Time magazine this month has a rather amazing story about a decades-long crisis of faith in the life of Agnes Bojaxhiu, better known as Mother Teresa. A newly released biography, Come Be My Light, consists of numerous letters Teresa exchanged with her church superiors. These letters reveal that for the last fifty years of her life, she felt as if God had withdrawn his presence from her and would not respond to her prayers. Unable to feel any hint of God’s existence – “neither in her heart or in the eucharist”, according to Brian Kolodiejchuk, the book’s editor – she lived in a permanent state of silent misery and despair. Some excerpts from Teresa’s letters reveal just how tormented she was:
I call, I cling, I want — and there is no One to answer — no One on Whom I can cling — no, No One. — Alone … Where is my Faith — even deep down right in there is nothing, but emptiness & darkness — My God — how painful is this unknown pain — I have no Faith — I dare not utter the words & thoughts that crowd in my heart — & make me suffer untold agony.
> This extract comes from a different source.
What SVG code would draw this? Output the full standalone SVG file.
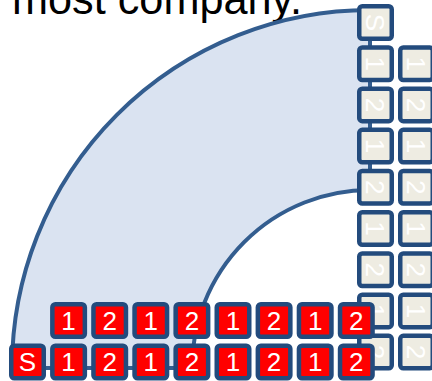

So many unanswered questions live within me afraid to uncover them — because of the blasphemy — If there be God — please forgive me — When I try to raise my thoughts to Heaven — there is such convicting emptiness that those very thoughts return like sharp knives & hurt my very soul. — I am told God loves me — and yet the reality of darkness & coldness & emptiness is so great that nothing touches my soul.
This crisis of faith began in 1946, the same year that she began her evangelistic work among the poor in Kolkata, and continued unabated, except for a few weeks in 1958, until her death in 1997. The church assigned a long series of priests and bishops to act as her confessors, trying to help her recover her faith, but all of them ultimately met with failure.
Despite her intense inner turmoil, Teresa always kept up a facade of cheerful piety in public, professing religious sentiments which she did not truly feel. Her letters reveal that this was a fully conscious act of deception. She called her smile “a mask”, and wrote privately to a confidant about one public appearance: “I spoke as if my very heart was in love with God — tender, personal love… If you were [there], you would have said, ‘What hypocrisy.’”
The inability to feel God’s presence is a common element of deconversion stories, but as Teresa’s letters show, it happens in people who remain believers as well. Of course, atheists should not be at all surprised by this, since we are well aware that there is no god there to feel. In the initial ecstasy of conversion, a new believer may convince themselves that they have felt God’s presence, but after the exhilaration fades, the sense of presence often goes with it. If this can happen to a believer as famed as Mother Teresa, it undoubtedly happens to others as well. It’s an open question just how many other theists may be going through similar emotional agony, struggling in vain to convince themselves that they feel the presence of God. Almost certainly, these struggles are severely underreported, because believers are loath to admit them – each one concealing their own torment because they are convinced they are the only one experiencing it, and thus contributing to the same misconception among all the others who are feeling the same thing.
Although her letters show she considered atheism on more than one occasion, Teresa never publicly admitted the truth about how she felt. (She asked the church to destroy her letters, but that request was not granted.) It seems that, like many believers, she became so locked into her religion that she never even considered leaving it to be a live option. Sadly, she is not the first and will not be the last person to put themselves through this unnecessary suffering by vainly clinging to false dogma. This is yet another of the ways in which unfounded faith ends up causing real pain and suffering to real people.
Teresa’s inner suffering was not helped by the Catholic church. If anything, its masochistic, pain-glorifying teachings only exacerbated her problem, by encouraging her to stay and suffer rather than seek a different path where she might have found happiness. Some of Teresa’s confessors told her that her darkness was “reparative” – in other words, a blessing granted by God that let her experience some of what Jesus felt while being crucified. As one advisor put it, “It was the redeeming experience of her life when she realized that the night of her heart was the special share she had in Jesus’ passion.”
Not only did these teachings prolong Teresa’s suffering, they further demonstrate the unfalsifiable nature of religious belief. When God’s presence is felt, that is evidence of God’s existence; when God’s presence is not felt, that is also considered evidence of God’s existence. These beliefs are formulated to be perfectly circular, immune to logic.